### INFORMATION SUPPLIED:
+ + + + + + +
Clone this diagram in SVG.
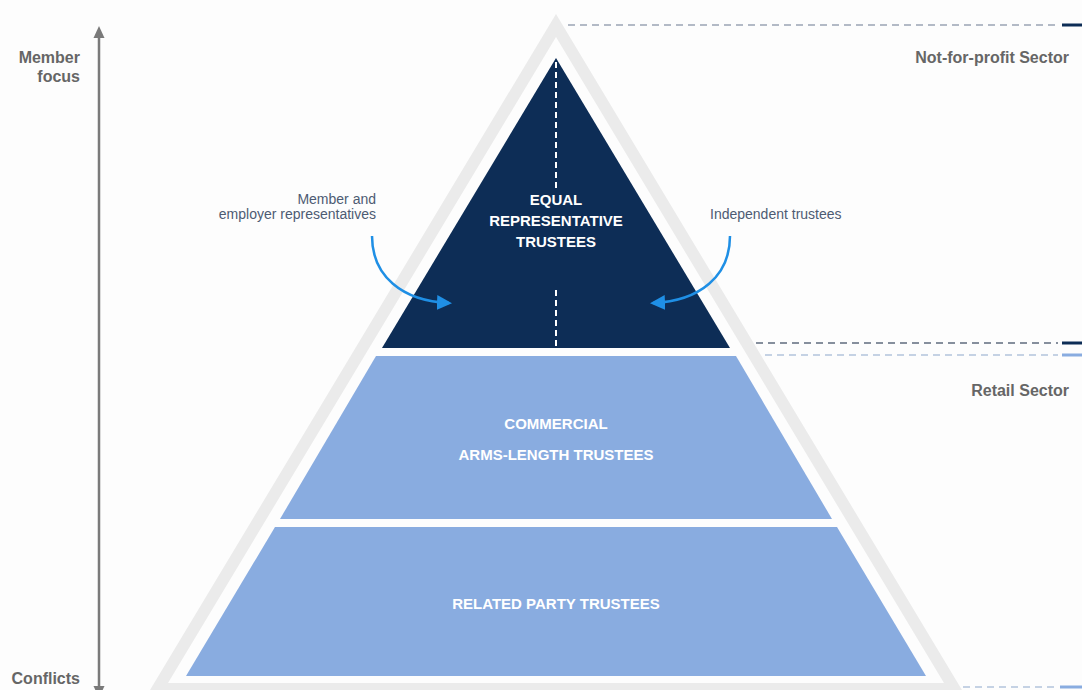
<svg xmlns="http://www.w3.org/2000/svg" width="1082" height="690" viewBox="0 0 1082 690">
  <style>
    .side { font-family: "Liberation Sans", Arial, sans-serif; font-weight: bold; font-size: 16px; fill: #666666; }
    .tier { font-family: "Liberation Sans", Arial, sans-serif; font-weight: bold; font-size: 15px; fill: #ffffff; text-anchor: middle; }
    .note { font-family: "Liberation Sans", Arial, sans-serif; font-size: 14px; fill: #4d5b73; }
    .flow { fill: none; stroke: #1f8fe5; stroke-width: 2.5; marker-end: url(#head); }
    .dash { fill: none; stroke-width: 1.6; stroke-dasharray: 7 5; }
  </style>
  <defs>
    <marker id="head" viewBox="0 0 10 10" refX="8" refY="5" markerWidth="6" markerHeight="6" orient="auto" markerUnits="strokeWidth">
      <path d="M0,0 L10,5 L0,10 Z" fill="#1f8fe5"/>
    </marker>
  </defs>

  <rect width="1082" height="690" fill="#fdfdfd"/>

  <!-- outer grey frame of the pyramid -->
  <path id="frame" fill="#ebebeb" fill-rule="evenodd"
        d="M556,14 L138,710 L974,710 Z M556,37 L168,683 L944,683 Z"/>

  <!-- vertical axis -->
  <g id="axis">
    <line x1="99" y1="34" x2="99" y2="690" stroke="#7a7a7a" stroke-width="2.5"/>
    <polygon points="99,26 93.5,38 104.5,38" fill="#7a7a7a"/>
    <polygon points="93.5,686 104.5,686 99,698" fill="#7a7a7a"/>
    <text class="side" x="80" y="63" text-anchor="end">Member</text>
    <text class="side" x="80" y="82" text-anchor="end">focus</text>
    <text class="side" x="80" y="684" text-anchor="end">Conflicts</text>
  </g>

  <!-- top tier -->
  <g id="tier-equal">
    <polygon points="556,58 382,348 730,348" fill="#0d2d56"/>
    <line x1="556" y1="62" x2="556" y2="190" stroke="#ffffff" stroke-width="2" stroke-dasharray="6 4"/>
    <line x1="556" y1="290" x2="556" y2="348" stroke="#ffffff" stroke-width="2" stroke-dasharray="6 4"/>
    <text class="tier" x="556" y="205">EQUAL</text>
    <text class="tier" x="556" y="226">REPRESENTATIVE</text>
    <text class="tier" x="556" y="247">TRUSTEES</text>
  </g>

  <!-- middle tier -->
  <g id="tier-commercial">
    <polygon points="376,356 736,356 832,519 280,519" fill="#89ace0"/>
    <text class="tier" x="556" y="429">COMMERCIAL</text>
    <text class="tier" x="556" y="460">ARMS-LENGTH TRUSTEES</text>
  </g>

  <!-- bottom tier -->
  <g id="tier-related">
    <polygon points="275,527 837,527 926,676 186,676" fill="#89ace0"/>
    <text class="tier" x="556" y="609">RELATED PARTY TRUSTEES</text>
  </g>

  <!-- side labels -->
  <g id="label-member">
    <text class="note" x="376" y="204" text-anchor="end">Member and</text>
    <text class="note" x="376" y="219" text-anchor="end">employer representatives</text>
  </g>
  <g id="label-independent">
    <text class="note" x="710" y="219">Independent trustees</text>
  </g>
  <g id="sector-nfp">
    <text class="side" x="1069" y="63" text-anchor="end">Not-for-profit Sector</text>
  </g>
  <g id="sector-retail">
    <text class="side" x="1069" y="396" text-anchor="end">Retail Sector</text>
  </g>

  <!-- connectors -->
  <g id="connectors">
    <path class="flow" d="M372,236 C372,276 402,301 449,303"/>
    <path class="flow" d="M730,236 C730,276 700,301 653,303"/>

    <line class="dash" x1="568" y1="25" x2="1058" y2="25" stroke="#9aa4b4"/>
    <line x1="1062" y1="25" x2="1082" y2="25" stroke="#0d2d56" stroke-width="3"/>

    <line class="dash" x1="756" y1="343" x2="1058" y2="343" stroke="#5f6b7d"/>
    <line x1="1062" y1="343" x2="1082" y2="343" stroke="#0d2d56" stroke-width="3"/>

    <line class="dash" x1="765" y1="355" x2="1058" y2="355" stroke="#b3c3dc"/>
    <line x1="1062" y1="355" x2="1082" y2="355" stroke="#89ace0" stroke-width="3"/>

    <line class="dash" x1="963" y1="687" x2="1055" y2="687" stroke="#b3c3dc"/>
    <line x1="1060" y1="687" x2="1082" y2="687" stroke="#89ace0" stroke-width="3"/>
  </g>
</svg>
+ + + + + + +
### WRITTEN TASK:
Give back every line exactly as it stands, pictures excluded.

### RESPONSE TO THE EXERCISE:
Clone this diagram in SVG.
<svg xmlns="http://www.w3.org/2000/svg" width="1082" height="690" viewBox="0 0 1082 690">
  <style>
    .side { font-family: "Liberation Sans", Arial, sans-serif; font-weight: bold; font-size: 16px; fill: #666666; }
    .tier { font-family: "Liberation Sans", Arial, sans-serif; font-weight: bold; font-size: 15px; fill: #ffffff; text-anchor: middle; }
    .note { font-family: "Liberation Sans", Arial, sans-serif; font-size: 14px; fill: #4d5b73; }
    .flow { fill: none; stroke: #1f8fe5; stroke-width: 2.5; marker-end: url(#head); }
    .dash { fill: none; stroke-width: 1.6; stroke-dasharray: 7 5; }
  </style>
  <defs>
    <marker id="head" viewBox="0 0 10 10" refX="8" refY="5" markerWidth="6" markerHeight="6" orient="auto" markerUnits="strokeWidth">
      <path d="M0,0 L10,5 L0,10 Z" fill="#1f8fe5"/>
    </marker>
  </defs>

  <rect width="1082" height="690" fill="#fdfdfd"/>

  <!-- outer grey frame of the pyramid -->
  <path id="frame" fill="#ebebeb" fill-rule="evenodd"
        d="M556,14 L138,710 L974,710 Z M556,37 L168,683 L944,683 Z"/>

  <!-- vertical axis -->
  <g id="axis">
    <line x1="99" y1="34" x2="99" y2="690" stroke="#7a7a7a" stroke-width="2.5"/>
    <polygon points="99,26 93.5,38 104.5,38" fill="#7a7a7a"/>
    <polygon points="93.5,686 104.5,686 99,698" fill="#7a7a7a"/>
    <text class="side" x="80" y="63" text-anchor="end">Member</text>
    <text class="side" x="80" y="82" text-anchor="end">focus</text>
    <text class="side" x="80" y="684" text-anchor="end">Conflicts</text>
  </g>

  <!-- top tier -->
  <g id="tier-equal">
    <polygon points="556,58 382,348 730,348" fill="#0d2d56"/>
    <line x1="556" y1="62" x2="556" y2="190" stroke="#ffffff" stroke-width="2" stroke-dasharray="6 4"/>
    <line x1="556" y1="290" x2="556" y2="348" stroke="#ffffff" stroke-width="2" stroke-dasharray="6 4"/>
    <text class="tier" x="556" y="205">EQUAL</text>
    <text class="tier" x="556" y="226">REPRESENTATIVE</text>
    <text class="tier" x="556" y="247">TRUSTEES</text>
  </g>

  <!-- middle tier -->
  <g id="tier-commercial">
    <polygon points="376,356 736,356 832,519 280,519" fill="#89ace0"/>
    <text class="tier" x="556" y="429">COMMERCIAL</text>
    <text class="tier" x="556" y="460">ARMS-LENGTH TRUSTEES</text>
  </g>

  <!-- bottom tier -->
  <g id="tier-related">
    <polygon points="275,527 837,527 926,676 186,676" fill="#89ace0"/>
    <text class="tier" x="556" y="609">RELATED PARTY TRUSTEES</text>
  </g>

  <!-- side labels -->
  <g id="label-member">
    <text class="note" x="376" y="204" text-anchor="end">Member and</text>
    <text class="note" x="376" y="219" text-anchor="end">employer representatives</text>
  </g>
  <g id="label-independent">
    <text class="note" x="710" y="219">Independent trustees</text>
  </g>
  <g id="sector-nfp">
    <text class="side" x="1069" y="63" text-anchor="end">Not-for-profit Sector</text>
  </g>
  <g id="sector-retail">
    <text class="side" x="1069" y="396" text-anchor="end">Retail Sector</text>
  </g>

  <!-- connectors -->
  <g id="connectors">
    <path class="flow" d="M372,236 C372,276 402,301 449,303"/>
    <path class="flow" d="M730,236 C730,276 700,301 653,303"/>

    <line class="dash" x1="568" y1="25" x2="1058" y2="25" stroke="#9aa4b4"/>
    <line x1="1062" y1="25" x2="1082" y2="25" stroke="#0d2d56" stroke-width="3"/>

    <line class="dash" x1="756" y1="343" x2="1058" y2="343" stroke="#5f6b7d"/>
    <line x1="1062" y1="343" x2="1082" y2="343" stroke="#0d2d56" stroke-width="3"/>

    <line class="dash" x1="765" y1="355" x2="1058" y2="355" stroke="#b3c3dc"/>
    <line x1="1062" y1="355" x2="1082" y2="355" stroke="#89ace0" stroke-width="3"/>

    <line class="dash" x1="963" y1="687" x2="1055" y2="687" stroke="#b3c3dc"/>
    <line x1="1060" y1="687" x2="1082" y2="687" stroke="#89ace0" stroke-width="3"/>
  </g>
</svg>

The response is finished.